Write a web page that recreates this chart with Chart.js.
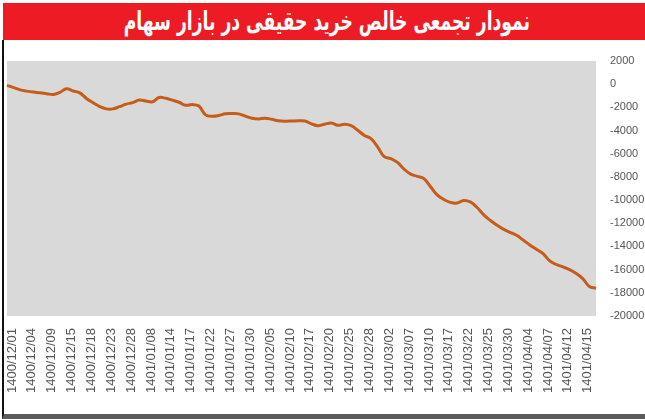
<!DOCTYPE html>
<html>
<head>
<meta charset="utf-8">
<script src="https://cdn.jsdelivr.net/npm/chart.js@4.4.0/dist/chart.umd.min.js"></script>
<style>
  body { margin: 0; background: #fff; }
  #wrap { position: relative; width: 645px; height: 419px; overflow: hidden; }
  #title {
    position: absolute; left: 3px; top: 3px; width: 642px; height: 37px;
    background: #ed1c24; text-align: center;
  }
  #title span {
    display: inline-block; color: #fff;
    font-family: "DejaVu Sans", sans-serif; font-weight: bold; font-size: 26px;
    line-height: 36px; direction: rtl; transform: scaleX(0.66); white-space: nowrap;
    margin-left: 6px;
  }
  #frame {
    position: absolute; left: 2px; top: 40px; width: 643px; height: 374px;
    border-left: 2px solid #111; border-bottom: 5px solid #5b5b5b;
  }
  #box { position: absolute; left: 3px; top: 42px; width: 642px; height: 372px; }
</style>
</head>
<body>
<div id="wrap">
  <div id="title"><span>نمودار تجمعی خالص خرید حقیقی در بازار سهام</span></div>
  <div id="frame"></div>
  <div id="box"><canvas id="chart"></canvas></div>
</div>
<script>
// تاریخ‌های معاملاتی (هر سه روز یک برچسب نمایش داده می‌شود)
const dates = [
  '1400/12/01','1400/12/02','1400/12/03','1400/12/04','1400/12/07','1400/12/08',
  '1400/12/09','1400/12/11','1400/12/14','1400/12/15','1400/12/16','1400/12/17',
  '1400/12/18','1400/12/21','1400/12/22','1400/12/23','1400/12/24','1400/12/25',
  '1400/12/28','1400/12/29','1401/01/07','1401/01/08','1401/01/09','1401/01/10',
  '1401/01/14','1401/01/15','1401/01/16','1401/01/17','1401/01/20','1401/01/21',
  '1401/01/22','1401/01/23','1401/01/24','1401/01/27','1401/01/28','1401/01/29',
  '1401/01/30','1401/01/31','1401/02/04','1401/02/05','1401/02/06','1401/02/07',
  '1401/02/10','1401/02/11','1401/02/14','1401/02/17','1401/02/18','1401/02/19',
  '1401/02/20','1401/02/21','1401/02/24','1401/02/25','1401/02/26','1401/02/27',
  '1401/02/28','1401/02/31','1401/03/01','1401/03/02','1401/03/03','1401/03/04',
  '1401/03/07','1401/03/08','1401/03/09','1401/03/10','1401/03/11','1401/03/16',
  '1401/03/17','1401/03/18','1401/03/21','1401/03/22','1401/03/23','1401/03/24',
  '1401/03/25','1401/03/28','1401/03/29','1401/03/30','1401/03/31','1401/04/01',
  '1401/04/04','1401/04/05','1401/04/06','1401/04/07','1401/04/08','1401/04/11',
  '1401/04/12','1401/04/13','1401/04/14','1401/04/15','1401/04/18','1401/04/19'
];

// خالص خرید حقیقی تجمعی
const netBuy = [
  -100, -300, -490, -600, -680, -740,
  -820, -890, -700, -400, -590, -750,
  -1230, -1600, -1930, -2130, -2130, -1940,
  -1720, -1590, -1370, -1460, -1520, -1150,
  -1220, -1380, -1560, -1820, -1760, -1880,
  -2650, -2760, -2700, -2560, -2540, -2560,
  -2760, -2940, -3000, -2940, -3030, -3150,
  -3190, -3180, -3160, -3180, -3420, -3580,
  -3450, -3350, -3550, -3460, -3580, -3980,
  -4420, -4700, -5400, -6260, -6420, -6750,
  -7330, -7760, -7950, -8150, -8850, -9550,
  -9950, -10200, -10260, -10040, -10160, -10620,
  -11250, -11740, -12150, -12510, -12780, -13040,
  -13450, -13870, -14240, -14620, -15240, -15550,
  -15760, -16000, -16330, -16780, -17450, -17600
];

const labelStep = 3;
const yMin = -20000;
const yMax = 2000;
const yStep = 2000;

const plotBg = {
  id: 'plotBg',
  beforeDraw(chart) {
    const a = chart.chartArea;
    const ctx = chart.ctx;
    ctx.save();
    ctx.fillStyle = '#d9d9d9';
    ctx.fillRect(a.left, a.top, a.right - a.left, a.bottom - a.top);
    ctx.restore();
  }
};

new Chart(document.getElementById('chart'), {
  type: 'line',
  data: {
    labels: dates,
    datasets: [{
      data: netBuy,
      borderColor: '#c65c1c',
      borderWidth: 3,
      pointRadius: 0,
      tension: 0.4,
      fill: false
    }]
  },
  options: {
    responsive: true,
    maintainAspectRatio: false,
    animation: false,
    layout: { padding: { left: 2, top: 19, right: 0, bottom: 0 } },
    plugins: {
      legend: { display: false },
      tooltip: { enabled: false }
    },
    scales: {
      x: {
        grid: { display: false },
        border: { display: false },
        ticks: {
          autoSkip: false,
          minRotation: 90,
          maxRotation: 90,
          padding: 4,
          labelOffset: 5,
          color: '#555',
          font: { family: '"Liberation Sans", sans-serif', size: 13 },
          callback: function(v, i) { return i % labelStep === 0 ? dates[i] : ''; }
        },
        afterFit(scale) { scale.height = 98; }
      },
      y: {
        position: 'right',
        min: yMin,
        max: yMax,
        grid: { display: false },
        border: { display: false },
        ticks: {
          stepSize: yStep,
          padding: 6,
          color: '#555',
          font: { family: '"Liberation Sans", sans-serif', size: 11 },
          callback: function(v) { return String(v); }
        },
        afterFit(scale) { scale.width = 49; }
      }
    }
  },
  plugins: [plotBg]
});
</script>
</body>
</html>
━━━━━━━━━━
### Exercise instructions
Extract each line holding the string "chart".

### Exercise solution
Write a web page that recreates this chart with Chart.js.
<script src="https://cdn.jsdelivr.net/npm/chart.js@4.4.0/dist/chart.umd.min.js"></script>
  <div id="box"><canvas id="chart"></canvas></div>
  beforeDraw(chart) {
    const a = chart.chartArea;
    const ctx = chart.ctx;
new Chart(document.getElementById('chart'), {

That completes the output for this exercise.